--- start of Provided information ---
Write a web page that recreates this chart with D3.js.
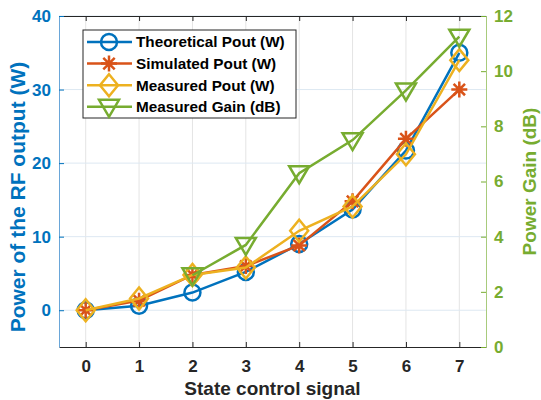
<!DOCTYPE html>
<html>
<head>
<meta charset="utf-8">
<script src="https://cdn.jsdelivr.net/npm/d3@7"></script>
<style>
  body { margin: 0; background: #fff; }
  svg text { font-family: "Liberation Sans", Arial, sans-serif; font-weight: bold; }
</style>
</head>
<body>
<div id="chart"></div>
<script>
// state index 0..7
var states = [0, 1, 2, 3, 4, 5, 6, 7];
var theoPout = [0, 0.6, 2.4, 5.2, 9.0, 13.7, 21.7, 35.0];
var simPout  = [0, 1.3, 4.8, 6.0, 8.8, 14.8, 23.3, 30.0];
var measPout = [0, 1.6, 4.8, 5.8, 10.8, 14.1, 21.2, 34.0];
var gainStates = [2, 3, 4, 5, 6, 7];
var measGain = [2.6, 3.7, 6.3, 7.5, 9.3, 11.25];

var leftTicks = [0, 10, 20, 30, 40];
var rightTicks = [0, 2, 4, 6, 8, 10, 12];
var seriesNames = ["Theoretical Pout (W)", "Simulated Pout (W)", "Measured Pout (W)", "Measured Gain (dB)"];

var blue = "#0072BD", red = "#D95319", yellow = "#EDB120", green = "#77AC30";

function drawChart(placement, w, h) {
    var margins = {top: 16, right: 55, bottom: 53, left: 59};
    var x0 = margins.left, x1 = w - margins.right, y0 = h - margins.bottom, y1 = margins.top;

    var svg = d3.select(placement).append("svg")
        .attr("width", w).attr("height", h);

    var x = d3.scaleLinear().domain([-0.5, 7.5]).range([x0, x1]);
    var yL = d3.scaleLinear().domain([-5, 40]).range([y0, y1]);
    var yR = d3.scaleLinear().domain([0, 12]).range([y0, y1]);

    // grid
    svg.append("g").selectAll("line").data(states).enter().append("line")
        .attr("x1", d => x(d)).attr("x2", d => x(d))
        .attr("y1", y0).attr("y2", y1)
        .attr("stroke", "#e4e4e4").attr("stroke-width", 1);
    svg.append("g").selectAll("line").data(leftTicks).enter().append("line")
        .attr("x1", x0).attr("x2", x1)
        .attr("y1", d => yL(d)).attr("y2", d => yL(d))
        .attr("stroke", "#dde8f2").attr("stroke-width", 1);

    // axes
    var xAxis = svg.append("g").attr("transform", "translate(0," + y0 + ")")
        .call(d3.axisBottom(x).tickValues(states).tickSizeInner(-5).tickSizeOuter(0).tickPadding(13));
    xAxis.select(".domain").attr("stroke", "#262626");
    xAxis.selectAll(".tick line").attr("stroke", "#262626");
    xAxis.selectAll("text").attr("fill", "#262626").style("font-size", "17px");

    var xTop = svg.append("g").attr("transform", "translate(0," + y1 + ")")
        .call(d3.axisTop(x).tickValues(states).tickSizeInner(-5).tickSizeOuter(0).tickFormat(""));
    xTop.select(".domain").attr("stroke", "#262626");
    xTop.selectAll(".tick line").attr("stroke", "#262626");

    var lAxis = svg.append("g").attr("transform", "translate(" + x0 + ",0)")
        .call(d3.axisLeft(yL).tickValues(leftTicks).tickSizeInner(-5).tickSizeOuter(0).tickPadding(8));
    lAxis.select(".domain").attr("stroke", "#6aa6d8");
    lAxis.selectAll(".tick line").attr("stroke", blue);
    lAxis.selectAll("text").attr("fill", blue).style("font-size", "17px");

    var rAxis = svg.append("g").attr("transform", "translate(" + x1 + ",0)")
        .call(d3.axisRight(yR).tickValues(rightTicks).tickSizeInner(-5).tickSizeOuter(0).tickPadding(8));
    rAxis.select(".domain").attr("stroke", "#a8cb7c");
    rAxis.selectAll(".tick line").attr("stroke", green);
    rAxis.selectAll("text").attr("fill", green).style("font-size", "17px");

    // axis labels
    svg.append("text").attr("x", (x0 + x1) / 2).attr("y", 395)
        .attr("text-anchor", "middle").attr("fill", "#262626").style("font-size", "19px")
        .text("State control signal");
    svg.append("text").attr("transform", "translate(25,197) rotate(-90)")
        .attr("text-anchor", "middle").attr("fill", blue).style("font-size", "21px")
        .text("Power of the RF output (W)");
    svg.append("text").attr("transform", "translate(536," + ((y0 + y1) / 2) + ") rotate(-90)")
        .attr("text-anchor", "middle").attr("fill", green).style("font-size", "19px")
        .text("Power Gain (dB)");

    // marker shapes
    function marker(g, kind, color) {
        if (kind == "o") {
            g.append("circle").attr("r", 8).attr("fill", "none").attr("stroke", color).attr("stroke-width", 2.5);
        } else if (kind == "*") {
            var s = 8, d = 5.7;
            g.append("path").attr("d", "M" + (-s) + ",0L" + s + ",0M0," + (-s) + "L0," + s +
                "M" + (-d) + "," + (-d) + "L" + d + "," + d + "M" + (-d) + "," + d + "L" + d + "," + (-d))
                .attr("stroke", color).attr("stroke-width", 2.5).attr("fill", "none");
        } else if (kind == "d") {
            g.append("path").attr("d", "M0,-11L9,0L0,11L-9,0Z")
                .attr("fill", "none").attr("stroke", color).attr("stroke-width", 2.5).attr("stroke-linejoin", "miter");
        } else if (kind == "v") {
            g.append("path").attr("d", "M-10,-7L10,-7L0,10Z")
                .attr("fill", "none").attr("stroke", color).attr("stroke-width", 2.5);
        }
    }

    var series = [
        {xs: states, ys: theoPout, y: yL, color: blue, kind: "o"},
        {xs: states, ys: simPout, y: yL, color: red, kind: "*"},
        {xs: states, ys: measPout, y: yL, color: yellow, kind: "d"},
        {xs: gainStates, ys: measGain, y: yR, color: green, kind: "v"}
    ];

    series.forEach(function(s) {
        var pts = s.xs.map(function(v, i) { return [v, s.ys[i]]; });
        var line = d3.line().x(d => x(d[0])).y(d => s.y(d[1]));
        svg.append("path").datum(pts).attr("d", line)
            .attr("fill", "none").attr("stroke", s.color).attr("stroke-width", 2.5);
        svg.append("g").selectAll("g").data(pts).enter().append("g")
            .attr("transform", d => "translate(" + x(d[0]) + "," + s.y(d[1]) + ")")
            .each(function() { marker(d3.select(this), s.kind, s.color); });
    });

    // legend
    var legend = svg.append("g").attr("transform", "translate(83,30)");
    legend.append("rect").attr("width", 213).attr("height", 88)
        .attr("fill", "#fff").attr("stroke", "#262626").attr("stroke-width", 1);
    var item = legend.selectAll(".legend").data(series).enter().append("g")
        .attr("class", "legend")
        .attr("transform", function(d, i) { return "translate(0," + (12 + i * 21.6) + ")"; });
    item.append("line").attr("x1", 4).attr("x2", 49)
        .attr("stroke", d => d.color).attr("stroke-width", 2.5);
    item.append("g").attr("transform", "translate(26,0)")
        .each(function(d) { marker(d3.select(this), d.kind, d.color); });
    item.append("text").attr("x", 53).attr("dy", "0.35em")
        .attr("fill", "#000").style("font-size", "15.3px")
        .text(function(d, i) { return seriesNames[i]; });
}

drawChart("#chart", 541, 400);
</script>
</body>
</html>
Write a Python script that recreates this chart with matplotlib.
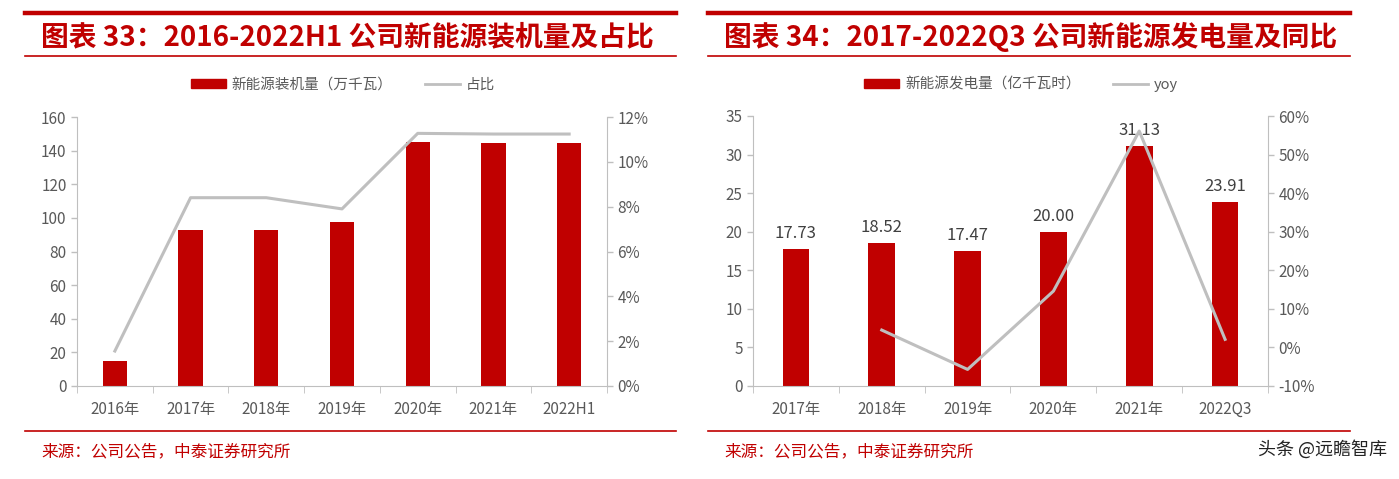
import matplotlib
matplotlib.use('Agg')
import matplotlib.pyplot as plt
from matplotlib.lines import Line2D
from matplotlib.patches import Patch
import numpy as np

plt.rcParams['font.family'] = ['Noto Sans CJK SC', 'DejaVu Sans']
plt.rcParams['axes.unicode_minus'] = False

RED = '#C00000'
GREY_LINE = '#BFBFBF'
AXIS = '#BFBFBF'
TXT = '#595959'
W, H = 1399, 479

# 图表33 数据
cap_years = ['2016年', '2017年', '2018年', '2019年', '2020年', '2021年', '2022H1']
cap_values = [15, 92.6, 92.6, 97.3, 145, 144.5, 144.5]
cap_share = [1.56, 8.4, 8.4, 7.9, 11.27, 11.24, 11.24]

# 图表34 数据
gen_years = ['2017年', '2018年', '2019年', '2020年', '2021年', '2022Q3']
gen_values = [17.73, 18.52, 17.47, 20.00, 31.13, 23.91]
gen_yoy = [np.nan, 4.5, -5.7, 14.6, 56.1, 2.1]


def px(x0, y0, x1, y1):
    return [x0 / W, 1 - y1 / H, (x1 - x0) / W, (y1 - y0) / H]


def style_axes(ax, ax2, n):
    for a in (ax, ax2):
        for s in a.spines.values():
            s.set_color(AXIS)
        a.spines['top'].set_visible(False)
        a.tick_params(colors=AXIS, labelcolor=TXT, labelsize=11, width=1, length=4)
    ax.spines['right'].set_visible(False)
    ax2.spines['left'].set_visible(False)
    ax2.spines['bottom'].set_visible(False)
    ax.set_xlim(-0.5, n - 0.5)
    ax.set_xticks(np.arange(-0.5, n, 1), minor=True)
    ax.tick_params(axis='x', which='major', length=0, pad=11)
    ax.tick_params(axis='x', which='minor', length=5, color=AXIS)


def header(x0, x1, title, legend_x, labels):
    fig.add_artist(Line2D([x0 / W, x1 / W], [1 - 13 / H] * 2, color=RED, lw=3.2))
    fig.add_artist(Line2D([x0 / W, x1 / W], [1 - 56 / H] * 2, color=RED, lw=1.2))
    fig.text((x0 + 16) / W, 1 - 37 / H, title, color=RED, fontsize=20,
             fontweight='bold', va='center', ha='left')
    fig.add_artist(Line2D([x0 / W, x1 / W], [1 - 431 / H] * 2, color=RED, lw=1.2))
    fig.text((x0 + 16) / W, 1 - 452 / H, '来源：公司公告，中泰证券研究所', color=RED,
             fontsize=12, va='center', ha='left')
    handles = [Patch(color=RED), Line2D([], [], color=GREY_LINE, lw=2)]
    fig.legend(handles, labels, loc='center', bbox_to_anchor=(legend_x / W, 1 - 85 / H),
               ncol=2, frameon=False, labelcolor=TXT,
               handlelength=2.4, handleheight=0.6, columnspacing=2.2, handletextpad=0.4,
               prop={'size': 10.5})


fig = plt.figure(figsize=(W / 100, H / 100), dpi=100)

# 左图：装机量 + 占比
ax = fig.add_axes(px(77, 117, 607, 386))
x = np.arange(len(cap_years))
ax.bar(x, cap_values, width=0.32, color=RED, zorder=2)
ax.set_ylim(0, 160)
ax.set_yticks(np.arange(0, 161, 20))
ax.set_xticks(x)
ax.set_xticklabels(cap_years)
axr = ax.twinx()
axr.plot(x, cap_share, color=GREY_LINE, lw=2.2, zorder=3)
axr.set_ylim(0, 12)
axr.set_yticks(np.arange(0, 13, 2))
axr.set_yticklabels([f'{v}%' for v in range(0, 13, 2)])
style_axes(ax, axr, len(cap_years))
header(25, 676, '图表 33：2016-2022H1 公司新能源装机量及占比', 343,
       ['新能源装机量（万千瓦）', '占比'])

# 右图：发电量 + 同比
bx = fig.add_axes(px(753, 116, 1268, 386))
x2 = np.arange(len(gen_years))
bx.bar(x2, gen_values, width=0.31, color=RED, zorder=2)
for xi, v in zip(x2, gen_values):
    bx.annotate(f'{v:.2f}', (xi, v), xytext=(0, 5), textcoords='offset points',
                ha='center', va='bottom', fontsize=12, color='#404040')
bx.set_ylim(0, 35)
bx.set_yticks(np.arange(0, 36, 5))
bx.set_xticks(x2)
bx.set_xticklabels(gen_years)
bxr = bx.twinx()
bxr.plot(x2, gen_yoy, color=GREY_LINE, lw=2.2, zorder=3)
bxr.set_ylim(-10, 60)
bxr.set_yticks(np.arange(-10, 61, 10))
bxr.set_yticklabels([f'{v}%' for v in range(-10, 61, 10)])
style_axes(bx, bxr, len(gen_years))
header(708, 1350, '图表 34：2017-2022Q3 公司新能源发电量及同比', 1021,
       ['新能源发电量（亿千瓦时）', 'yoy'])

fig.text(1258 / W, 1 - 449 / H, '头条 @远瞻智库', fontsize=13, color='#222222',
         va='center', ha='left',
         bbox=dict(facecolor='white', edgecolor='none', pad=4))

fig.savefig('out.png', dpi=100)
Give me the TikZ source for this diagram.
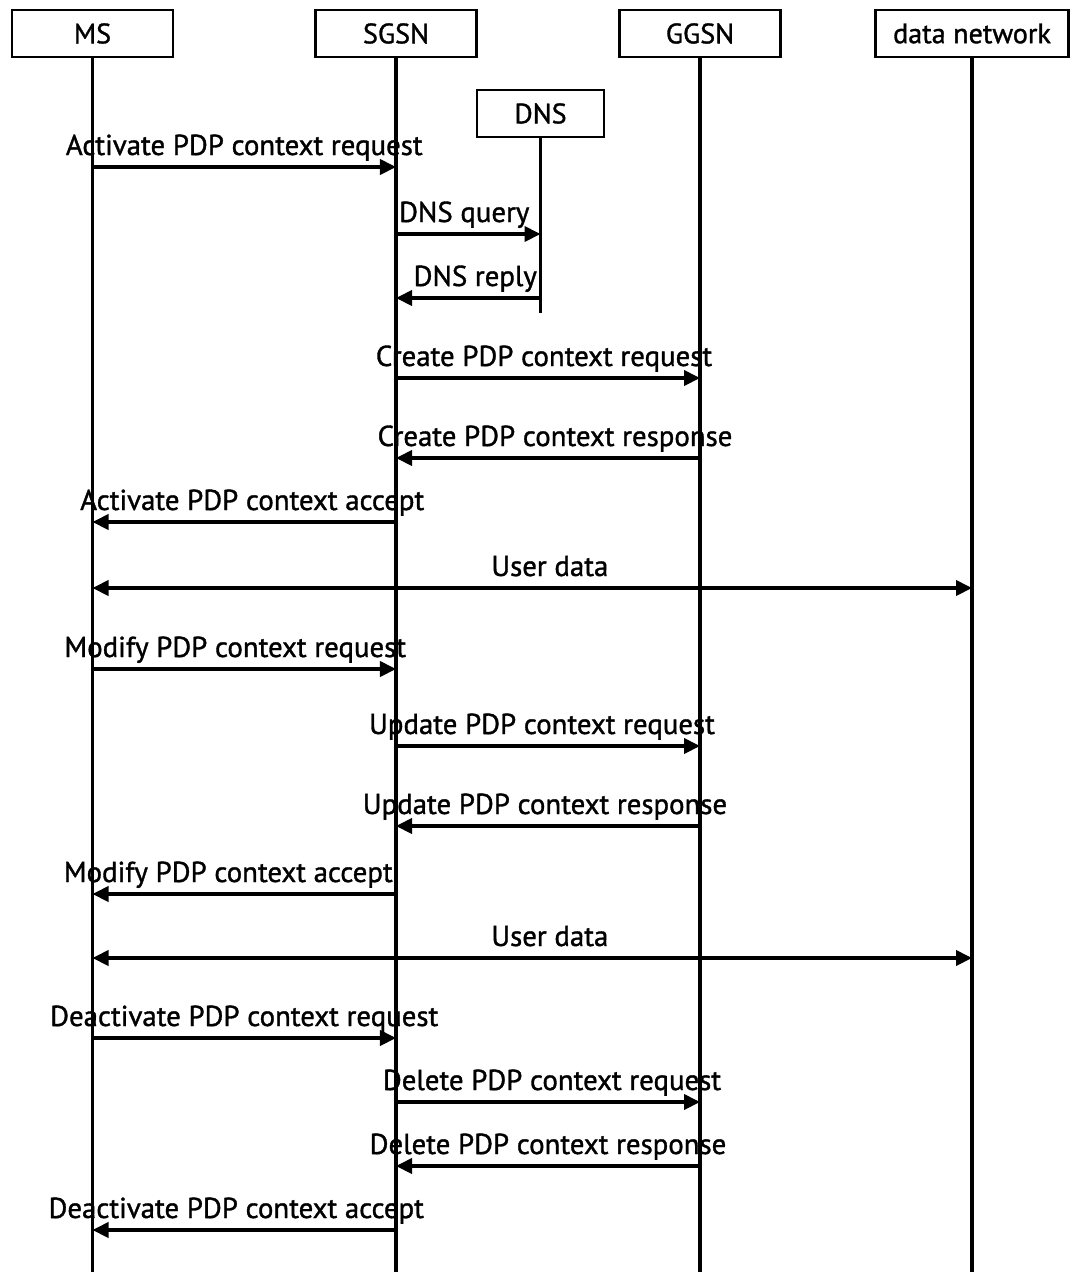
--- end of Provided information ---
Set task: Take the material above from its first line through the line holding "var x0 = margins.left, x1" and set it down exactly, without the pictures.

Exercise output:
Write a web page that recreates this chart with D3.js.
<!DOCTYPE html>
<html>
<head>
<meta charset="utf-8">
<script src="https://cdn.jsdelivr.net/npm/d3@7"></script>
<style>
  body { margin: 0; background: #fff; }
  svg text { font-family: "Liberation Sans", Arial, sans-serif; font-weight: bold; }
</style>
</head>
<body>
<div id="chart"></div>
<script>
// state index 0..7
var states = [0, 1, 2, 3, 4, 5, 6, 7];
var theoPout = [0, 0.6, 2.4, 5.2, 9.0, 13.7, 21.7, 35.0];
var simPout  = [0, 1.3, 4.8, 6.0, 8.8, 14.8, 23.3, 30.0];
var measPout = [0, 1.6, 4.8, 5.8, 10.8, 14.1, 21.2, 34.0];
var gainStates = [2, 3, 4, 5, 6, 7];
var measGain = [2.6, 3.7, 6.3, 7.5, 9.3, 11.25];

var leftTicks = [0, 10, 20, 30, 40];
var rightTicks = [0, 2, 4, 6, 8, 10, 12];
var seriesNames = ["Theoretical Pout (W)", "Simulated Pout (W)", "Measured Pout (W)", "Measured Gain (dB)"];

var blue = "#0072BD", red = "#D95319", yellow = "#EDB120", green = "#77AC30";

function drawChart(placement, w, h) {
    var margins = {top: 16, right: 55, bottom: 53, left: 59};
    var x0 = margins.left, x1 = w - margins.right, y0 = h - margins.bottom, y1 = margins.top;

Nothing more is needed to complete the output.